One immersive installation in The Other and Otherwise, to the right of the gallery entrance, mimicked a child’s room. Three polka-dot covered walls surrounded a blue and white bed, above which a doll on a motor rotated. She was cute and red-headed on top, and then, as she turned, her skirts flipped down to reveal a brown monster face (a ghoulish, tiny Godzilla). Hall shot the videos playing on monitors mounted on the faux brick exterior walls using the bedroom as a set (most of the videos were shot on sets that are in the show). In one video, a gray-haired man peeks through the window; in another, a gorilla holds a blond girl, who becomes a woman as footage moves between animation, puppetry, and live action. The predator/monster narratives all read as the kind of dream, or nightmare, a performatively nice, safe, seemingly suburban bedroom like this one invites, by suggesting the outside world is something to shut out.

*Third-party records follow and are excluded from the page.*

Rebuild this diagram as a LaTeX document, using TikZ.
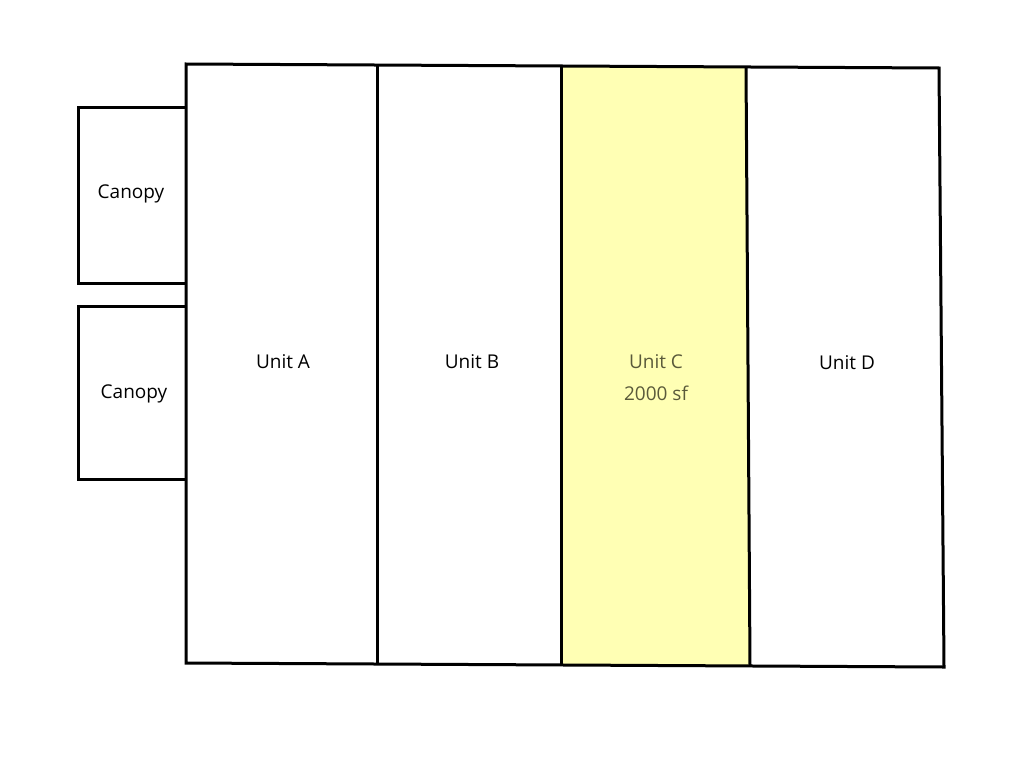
\documentclass[tikz,border=0pt]{standalone}
\usepackage{fontspec}
\setmainfont{Open Sans}
\definecolor{ufill}{HTML}{FFFFB4}
\definecolor{utext}{HTML}{5A5A3A}
\begin{document}
\begin{tikzpicture}[x=1pt,y=-1pt,
  wall/.style={draw=black,line width=3pt,line join=miter},
  lbl/.style={font=\fontsize{19}{32}\selectfont,align=center}]
\useasboundingbox[fill=white] (0,0) rectangle (1019,768);
\fill[ufill] (561,66) -- (746,67) -- (750,666) -- (561,665) -- cycle;
\draw[wall] (186,64) -- (939,68) -- (944,667) -- (186,663) -- cycle;
\draw[wall] (377,64) -- (377,664);
\draw[wall] (561,66) -- (561,665);
\draw[wall] (746,67) -- (750,666);
\draw[wall] (186,107) -- (78,107) -- (78,283) -- (186,283);
\draw[wall] (186,306) -- (78,306) -- (78,479) -- (186,479);
\node[lbl] (ca1) at (131,194) {Canopy};
\node[lbl] (ca2) at (134,394) {Canopy};
\node[lbl] (ua) at (283,362) {Unit A};
\node[lbl] (ub) at (472,362) {Unit B};
\node[lbl,text=utext] (uc) at (656,378) {Unit C\\2000 sf};
\node[lbl] (ud) at (847,363) {Unit D};
\end{tikzpicture}
\end{document}
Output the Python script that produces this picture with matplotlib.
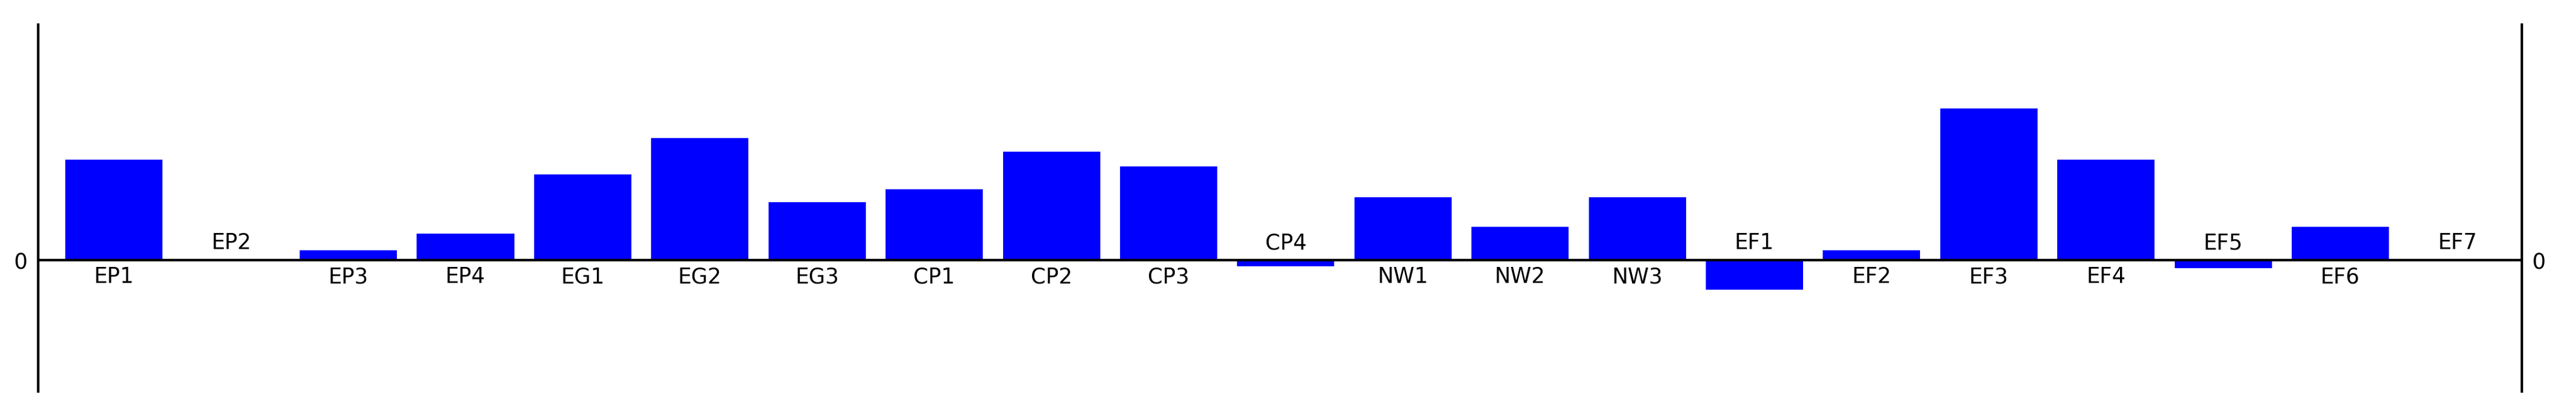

Monsters in Hall’s work are never convincing villains though. In fact, next to the omnipresent cornhusks, serpents acted as the exhibition’s most prominent connective tissue. Papier-mâché versions stretched across carpeting and looped over pedestals, while other serpents wound their way through paintings or costarred in videos. Take the video Corn Fetish / Snake Fetish (Snake Fetish), in which once again a woman with pink-hued skin bends over and the green, snakey shapes that float around her appear simultaneously phallic and feminine (philosopher Hélène Cixous jokes that the creative woman “cuts herself out a paper penis” in order to create, before saying that, while men invest too much power in one body part, the female libido “is cosmic”.)2 Because of her skillful world-building, Hall offered artworks that were not just about feminine energy that consumes and invades patriarchal paradigms, but an attempt to send that energy, slithering, dripping, and sashaying, out into the universe.